Sustainable and renewable energy sources are a crucial strategic national resource. Creating environment-friendly development programmes is one of the most challenging tasks for most countries. Harnessing sustainable energy resources becomes important while planning for energy programmes. And hence, meeting the nation’s energy requirements is high on the agenda of any government. Renewable energy sources contribute to a nation’s sustainable growth trajectory, in addition to protecting the environment, promoting investment and conserving ecology. India, like most other countries, has a very high dependence on fossilized fuels for its energy requirements. The other major energy source is coal.

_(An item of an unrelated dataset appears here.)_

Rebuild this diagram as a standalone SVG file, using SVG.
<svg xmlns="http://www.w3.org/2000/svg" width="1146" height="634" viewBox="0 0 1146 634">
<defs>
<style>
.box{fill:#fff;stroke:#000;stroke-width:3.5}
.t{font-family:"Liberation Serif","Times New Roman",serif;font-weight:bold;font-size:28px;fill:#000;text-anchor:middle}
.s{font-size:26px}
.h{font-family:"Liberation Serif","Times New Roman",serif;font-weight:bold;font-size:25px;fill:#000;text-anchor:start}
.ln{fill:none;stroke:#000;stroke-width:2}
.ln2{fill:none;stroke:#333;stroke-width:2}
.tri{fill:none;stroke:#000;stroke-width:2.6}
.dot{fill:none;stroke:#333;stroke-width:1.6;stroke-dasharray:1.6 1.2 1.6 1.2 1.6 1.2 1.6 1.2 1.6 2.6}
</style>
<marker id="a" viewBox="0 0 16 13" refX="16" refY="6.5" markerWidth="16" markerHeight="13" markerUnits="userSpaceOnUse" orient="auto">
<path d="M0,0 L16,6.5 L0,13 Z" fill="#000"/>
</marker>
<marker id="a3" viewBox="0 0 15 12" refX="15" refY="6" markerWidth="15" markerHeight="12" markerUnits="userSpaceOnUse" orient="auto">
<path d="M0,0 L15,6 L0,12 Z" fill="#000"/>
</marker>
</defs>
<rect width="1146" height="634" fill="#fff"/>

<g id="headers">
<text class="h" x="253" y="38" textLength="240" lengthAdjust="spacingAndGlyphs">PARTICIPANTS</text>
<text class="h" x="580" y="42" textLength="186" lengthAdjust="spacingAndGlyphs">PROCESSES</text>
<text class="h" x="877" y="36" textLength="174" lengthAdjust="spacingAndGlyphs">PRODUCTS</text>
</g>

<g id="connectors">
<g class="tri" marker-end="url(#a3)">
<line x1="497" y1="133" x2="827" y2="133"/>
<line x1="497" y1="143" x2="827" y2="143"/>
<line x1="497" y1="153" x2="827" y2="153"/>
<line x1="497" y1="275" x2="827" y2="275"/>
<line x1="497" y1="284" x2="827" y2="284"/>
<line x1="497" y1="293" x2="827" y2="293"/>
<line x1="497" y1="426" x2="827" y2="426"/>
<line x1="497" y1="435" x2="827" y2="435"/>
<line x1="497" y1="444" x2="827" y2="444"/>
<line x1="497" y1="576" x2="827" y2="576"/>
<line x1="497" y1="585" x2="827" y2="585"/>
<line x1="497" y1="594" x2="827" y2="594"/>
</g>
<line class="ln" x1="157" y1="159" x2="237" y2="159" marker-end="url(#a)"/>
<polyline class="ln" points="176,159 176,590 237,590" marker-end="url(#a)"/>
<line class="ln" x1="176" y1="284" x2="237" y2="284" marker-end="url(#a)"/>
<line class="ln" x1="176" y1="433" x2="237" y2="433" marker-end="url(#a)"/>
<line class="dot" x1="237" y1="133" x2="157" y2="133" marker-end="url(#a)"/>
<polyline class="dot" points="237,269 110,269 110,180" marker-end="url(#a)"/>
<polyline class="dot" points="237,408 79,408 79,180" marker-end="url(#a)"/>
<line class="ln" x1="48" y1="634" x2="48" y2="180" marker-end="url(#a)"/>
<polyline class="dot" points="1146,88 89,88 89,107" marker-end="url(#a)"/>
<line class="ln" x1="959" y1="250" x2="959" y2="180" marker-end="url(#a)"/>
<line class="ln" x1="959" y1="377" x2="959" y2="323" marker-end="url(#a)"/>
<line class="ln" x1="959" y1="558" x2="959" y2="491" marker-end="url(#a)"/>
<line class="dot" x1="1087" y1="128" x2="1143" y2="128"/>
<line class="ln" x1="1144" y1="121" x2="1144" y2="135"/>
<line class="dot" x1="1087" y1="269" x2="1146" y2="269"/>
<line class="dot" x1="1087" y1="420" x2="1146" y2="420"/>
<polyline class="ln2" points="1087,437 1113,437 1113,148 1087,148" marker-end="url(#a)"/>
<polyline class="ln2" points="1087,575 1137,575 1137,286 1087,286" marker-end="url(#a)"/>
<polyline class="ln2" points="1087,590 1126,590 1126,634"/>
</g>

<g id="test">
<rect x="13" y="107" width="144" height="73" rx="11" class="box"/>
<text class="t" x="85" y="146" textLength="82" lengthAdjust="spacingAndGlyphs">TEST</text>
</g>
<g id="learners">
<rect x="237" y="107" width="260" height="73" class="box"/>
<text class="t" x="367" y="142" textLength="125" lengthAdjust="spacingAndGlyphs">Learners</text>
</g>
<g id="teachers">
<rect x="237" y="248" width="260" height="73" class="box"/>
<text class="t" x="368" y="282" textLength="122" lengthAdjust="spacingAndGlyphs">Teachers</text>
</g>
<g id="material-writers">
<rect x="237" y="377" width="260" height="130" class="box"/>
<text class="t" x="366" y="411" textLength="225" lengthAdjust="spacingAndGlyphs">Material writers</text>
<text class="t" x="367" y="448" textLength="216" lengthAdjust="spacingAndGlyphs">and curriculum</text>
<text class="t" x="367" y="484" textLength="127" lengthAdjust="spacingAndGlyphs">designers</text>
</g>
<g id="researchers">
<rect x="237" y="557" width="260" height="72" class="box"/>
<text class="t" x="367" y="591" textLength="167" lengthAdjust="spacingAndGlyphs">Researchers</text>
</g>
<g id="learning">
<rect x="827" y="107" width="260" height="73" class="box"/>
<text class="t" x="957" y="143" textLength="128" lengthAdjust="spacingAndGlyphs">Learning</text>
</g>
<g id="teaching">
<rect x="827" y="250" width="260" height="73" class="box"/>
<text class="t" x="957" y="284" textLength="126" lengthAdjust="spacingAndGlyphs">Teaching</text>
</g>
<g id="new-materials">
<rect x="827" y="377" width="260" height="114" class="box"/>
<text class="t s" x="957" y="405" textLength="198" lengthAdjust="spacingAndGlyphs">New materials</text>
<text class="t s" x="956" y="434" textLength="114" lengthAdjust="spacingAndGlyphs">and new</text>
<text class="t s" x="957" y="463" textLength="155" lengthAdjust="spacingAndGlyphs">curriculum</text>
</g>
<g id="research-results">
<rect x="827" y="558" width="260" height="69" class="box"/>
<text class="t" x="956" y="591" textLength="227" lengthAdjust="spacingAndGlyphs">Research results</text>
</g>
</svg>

It is generally accepted that fossilized fuels are liable to be exhausted as they are not replenishable. And thermal plants are highly polluting. At the same time, the need for energy is increasing at an alarming rate. Whether it is industrial energy, household energy or vehicular energy, the demand is more than the capacity. Hence the need of the hour is increased energy supply, which is replenishable and at the same time does not damage the environment. India’s Intended Nationally Determined Contributions centre around the promotion of clean energy, especially renewable energy; enhancement of energy efficiency; safe, smart and sustainable green transportation network; abatement of pollution and India’s efforts to enhance carbon sink through the creation of forest and tree cover.

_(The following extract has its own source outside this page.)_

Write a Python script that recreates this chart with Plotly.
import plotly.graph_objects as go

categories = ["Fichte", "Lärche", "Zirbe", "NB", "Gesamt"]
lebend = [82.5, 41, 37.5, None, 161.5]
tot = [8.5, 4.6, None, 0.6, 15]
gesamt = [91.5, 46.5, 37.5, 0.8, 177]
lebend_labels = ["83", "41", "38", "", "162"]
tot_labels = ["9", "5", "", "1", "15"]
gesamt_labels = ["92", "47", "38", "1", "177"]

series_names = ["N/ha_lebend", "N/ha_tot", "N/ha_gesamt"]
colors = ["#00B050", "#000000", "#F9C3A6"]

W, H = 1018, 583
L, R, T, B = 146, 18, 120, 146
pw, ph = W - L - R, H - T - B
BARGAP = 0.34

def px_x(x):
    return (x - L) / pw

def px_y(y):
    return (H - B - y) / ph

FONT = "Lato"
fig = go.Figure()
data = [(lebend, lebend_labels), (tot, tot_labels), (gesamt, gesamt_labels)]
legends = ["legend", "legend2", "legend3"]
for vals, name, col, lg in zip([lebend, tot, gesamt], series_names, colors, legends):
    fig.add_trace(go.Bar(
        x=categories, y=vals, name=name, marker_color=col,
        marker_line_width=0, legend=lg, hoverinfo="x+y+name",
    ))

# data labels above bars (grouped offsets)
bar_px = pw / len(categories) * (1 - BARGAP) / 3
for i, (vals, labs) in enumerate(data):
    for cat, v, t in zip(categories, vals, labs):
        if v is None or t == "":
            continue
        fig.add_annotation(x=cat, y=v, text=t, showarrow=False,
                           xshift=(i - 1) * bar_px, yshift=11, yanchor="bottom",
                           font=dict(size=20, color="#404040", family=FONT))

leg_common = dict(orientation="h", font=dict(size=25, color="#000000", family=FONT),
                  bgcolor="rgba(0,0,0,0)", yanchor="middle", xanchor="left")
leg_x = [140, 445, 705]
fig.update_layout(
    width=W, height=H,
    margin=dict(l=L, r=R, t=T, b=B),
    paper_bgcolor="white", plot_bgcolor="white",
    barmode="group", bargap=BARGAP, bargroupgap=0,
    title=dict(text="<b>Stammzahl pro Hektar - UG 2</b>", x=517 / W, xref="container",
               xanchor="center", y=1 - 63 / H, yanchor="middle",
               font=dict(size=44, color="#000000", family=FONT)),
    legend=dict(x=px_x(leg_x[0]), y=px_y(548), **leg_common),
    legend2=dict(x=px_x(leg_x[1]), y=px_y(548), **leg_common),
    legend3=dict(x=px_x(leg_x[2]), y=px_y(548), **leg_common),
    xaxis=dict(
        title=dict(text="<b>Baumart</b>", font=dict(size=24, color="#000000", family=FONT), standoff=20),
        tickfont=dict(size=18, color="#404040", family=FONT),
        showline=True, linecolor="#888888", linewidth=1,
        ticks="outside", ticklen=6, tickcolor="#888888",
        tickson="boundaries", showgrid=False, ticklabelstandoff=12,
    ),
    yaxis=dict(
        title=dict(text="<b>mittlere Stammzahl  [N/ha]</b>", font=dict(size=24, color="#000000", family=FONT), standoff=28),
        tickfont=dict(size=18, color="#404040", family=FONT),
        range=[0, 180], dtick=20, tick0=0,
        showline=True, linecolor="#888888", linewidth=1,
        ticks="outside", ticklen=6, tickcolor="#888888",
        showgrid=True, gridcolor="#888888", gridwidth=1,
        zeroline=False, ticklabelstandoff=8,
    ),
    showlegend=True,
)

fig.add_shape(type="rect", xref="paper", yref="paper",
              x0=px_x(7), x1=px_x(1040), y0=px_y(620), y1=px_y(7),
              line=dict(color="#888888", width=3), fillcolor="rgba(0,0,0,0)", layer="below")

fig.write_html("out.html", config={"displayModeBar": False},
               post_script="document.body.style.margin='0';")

Solar energy, bio-gas, geo-thermal energy and ocean energy are some clean energy sources that may help mitigate the ill-effects of environmental pollution. While energy harnessed from oceans is still in a nascent stage in India, geothermal energy seems a more viable renewable energy technology that has the potential to provide clean energy for both electric power production and direct heat applications. Bio-gas as an energy source can be a boon to rural India. Bio-gas energy can not only ease the energy situation in rural areas but also ensure waste recovery–both agriculture waste and dairy waste. Other more well-known energy sources, like solar and wind energy are in use in some parts of the country. But financing renewable sources is a major issue.
Financial assistance in the form of low-interest rate, long-term loan guarantees are some available means of addressing the high capital costs of creating renewable energy sources. Institutional finance is also one way of solving this problem. As on date, India is heavily dependent on imported oil and gas as well as coal to meet its energy requirements. But concerted efforts are on, at the same time, to harness renewable energy sources and so that India is able to honour its commitments as per the Paris Accord on Climate Change.